Mummy Zee, Feminism and the Rest of Us


It all started with a post. A Lagos-based lady, Deborah Olaki, also known as Mummy Zee, tweeted on the microblogging site X (formerly Twitter) that she wakes up at 4:50 a.m. daily to cook for her husband. This sparked mixed reaction- mostly criticism at first. However, her trolls were silenced when some men who praised her for being a good wife-in sticking to traditional role in the home- showered gifts on her. From corporate brands to prominent figures, the outpouring of support was huge.

But the arguments kept on raging on the social media, in the neighbourhood and inside the homes of married couples. Some women even fear that if they don’t make the same sacrifice as Mummy Zee, they would be tagged “bad wives.”

But, should a woman be compelled to wake up at 4:50am to prepare lunch for her husband? Why can’t the husband prepare his own meals for work? Was there a subtle threat in the conversation about a colleague that brought two spoons to share with Mummy Zee’s husband? Wouldn’t Mummy Zee regret this sacrifice if one day the husband cheats on her? Is this not a reversal of progress made by women in the fight for equality?

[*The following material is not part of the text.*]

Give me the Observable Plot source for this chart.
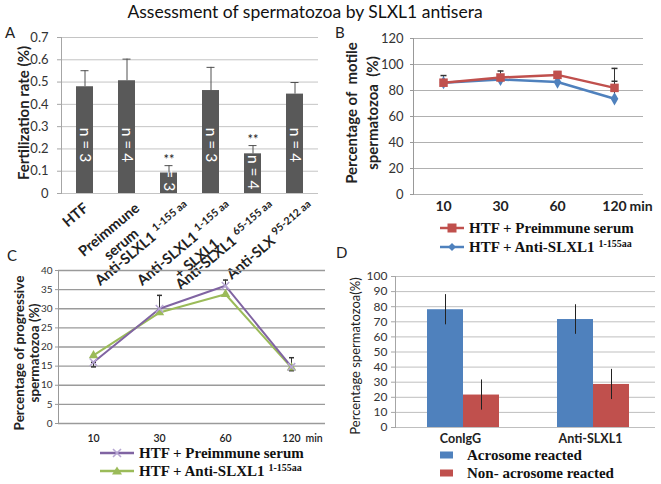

Many questions arose from the Mummy Zee saga. As Africans, it has always been a traditional role for a woman to prepare meals in the home while the husband serves as the breadwinner. However, modern day work demands have made it adaptable such that couples who are considerate of each other workout meal preparation that does not inconvenient one for the other. Meanwhile, there are some women who love cooking and consider it as a way to express affection for their husbands. Some have even found their way to their men’s hearts through the stomach. Indeed, cooking is an age-long tool for negotiation in the home.

As regards feminism, the core of the movement is to advocate for women’s economic and political rights to be equal to men’s. What feminism is all about is to seek remuneration packages for women based on their skills and competencies so that they are not denied the opportunity to thrive on the basis of their nature-assigned gender. There are companies where men dominate the managerial positions. In journalism, women are relegated to soft beats and men dominate politics and business.

The fact that the man is the head of the woman in a marriage does not come without a clause. Even the biblical backing to this stresses the importance of “cherishing the wife as one’s own body.” That said, the onus of deciding when the man crosses the line in exerting his headship rests on the woman, except if she is mentally-challenged.

Mummy Zee is only one out of millions of women who wake up early in the morning to cook for their families in Nigeria and Africa. Some have even woken up earlier and under more stressful situations. She was just fortunate…

…Or even just a distraction. At the time that Mummy Zee’s story was on the hot trends, women in Plateau state were protesting the recent killings in the state with some of them reportedly burning down the house of the traditional ruler of Bokkos Local Government Area of Plateau state, Michael Adanchi. But Mummy Zee’s story seemed more important. Instead of encouraging donation of relief materials to Plateau victims, prominent Nigerians were getting distracted by the mundane in the scheme of agenda towards survival.

Plateau women have gradually dominated the agronomy in the state. This explains why violent clashes affect their lives and livelihoods in no imaginable way.

Let’s step away from what is viral to the real world. Who still hears about the bread seller Jumoke Orisagunna? After the bombardment of gifts, her marriage became troubled. And it all started with a photobomb.

We need to start rethinking how we affirm gender roles, jump on trends just to be relevant, momentarily. Impacting lives positively is more desirable than mere hashtags.